Por Evelyn Erlij, desde Berlín Febrero 19, 2015

En la década del 70, casi veinte años antes de la caída del Muro de Berlín, la reunificación alemana comenzó a tramarse desde las butacas de un festival de cine. La Berlinale derrumbó entonces las fronteras ideológicas e incluyó en su competencia películas del Este comunista para dar una señal de que el arte tiene luchas políticas distintas a las de los Estados. En 1970, la selección del filme antibélico O.K., del alemán Michael Verhoeven, ya lo había dejado en claro: mientras la guerra de Vietnam aún ensangrentaba el Sudeste Asiático, la cinta retrataba a cuatro soldados estadounidenses que torturaban, violaban y asesinaban a una joven vietnamita. El director del jurado, el también estadounidense George Stevens (director de Gigante), pidió indignado que retiraran la cinta de competencia. En respuesta, los directivos del certamen presentaron su renuncia y el festival terminó sin premios ni ceremonias.
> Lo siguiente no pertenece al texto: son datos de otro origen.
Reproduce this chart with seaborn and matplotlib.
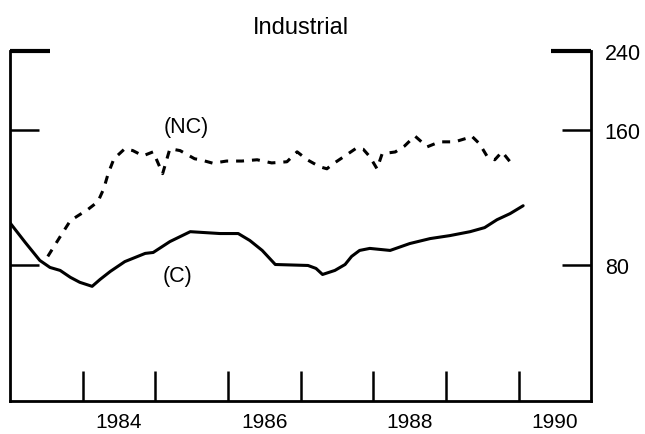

Este 2015 no hubo dramas de ese nivel, pero sí hubo gestos valientes en nombre del cine como arma política; una costumbre que Berlín -al igual que Cannes- ha adoptado como principio cardinal de su filosofía. La gran prueba fue el Oso de Oro a la película Taxi, de Jafar Panahi, condenado por el Estado iraní a arresto domiciliario y a 20 años sin filmar por supuesta propaganda contra el régimen islámico. La cinta, tercer trabajo clandestino del director, muestra a Panahi conduciendo un taxi por Teherán y conversando con pasajeros sobre los problemas de la sociedad iraní, desde el trato desigual a la mujer hasta las restricciones para hacer cine, entre las que están la prohibición del uso de corbata en los personajes buenos, el “realismo sórdido” y el contacto entre hombres y mujeres.

Taxi se sostiene en un juego entre ficción y realidad que sortea con ingenio una censura artística contra la cual la Berlinale batalla desde sus inicios, en 1951. En esa línea, y en los tiempos que corren, el Oso de Oro fue un acto político firme en días en que la libertad de expresión se ha convertido en la bandera de lucha de Occidente contra el terror religioso. Ahí está también el Oso de Plata que recibió el filme chileno El club, en el que Pablo Larraín expone la protección de la Iglesia a los curas culpables de crímenes; una muestra más de que los festivales clase A son la gran ventana mediática para visibilizar los temas de los que nadie quiere hablar.

Pero la Berlinale también tomó sus propios riesgos estético-políticos: la inclusión de estilos usualmente desplazados de las grandes competiciones, como el ensayo-documental de Patricio Guzmán (El botón de nácar) o la cinta experimental -a nivel estilístico- Victoria, filmada en una sola toma de dos horas, demuestra el carácter valiente de un festival que, a diferencia de Cannes -donde también son comunes los premios políticos-, nació en una ciudad que  fue un hervidero de subculturas, de revueltas morales y de experimentación artística que permearon el espíritu del certamen.

“Queremos contribuir al entendimiento internacional”, afirmó su director, Dieter Kosslick, hombre que ha expandido los horizontes de un festival que incluso cuenta con una sección de cine indígena. Pero abrir nuevas perspectivas no pasa sólo por instalar temas de sociedad. También implica ampliar las definiciones de lo que es el cine: mientras Cannes sigue petrificado ante esa revolución que son las series -la gran amenaza del séptimo arte, para algunos-, Berlín le abrió sus puertas con la creación de un espacio en su mercado. Esa es la prueba de que un gesto político es más que defender un cine comprometido, algo que, a fin de cuentas, hacen todos los festivales. Es también tomar riesgos estéticos y trasgredir los límites establecidos.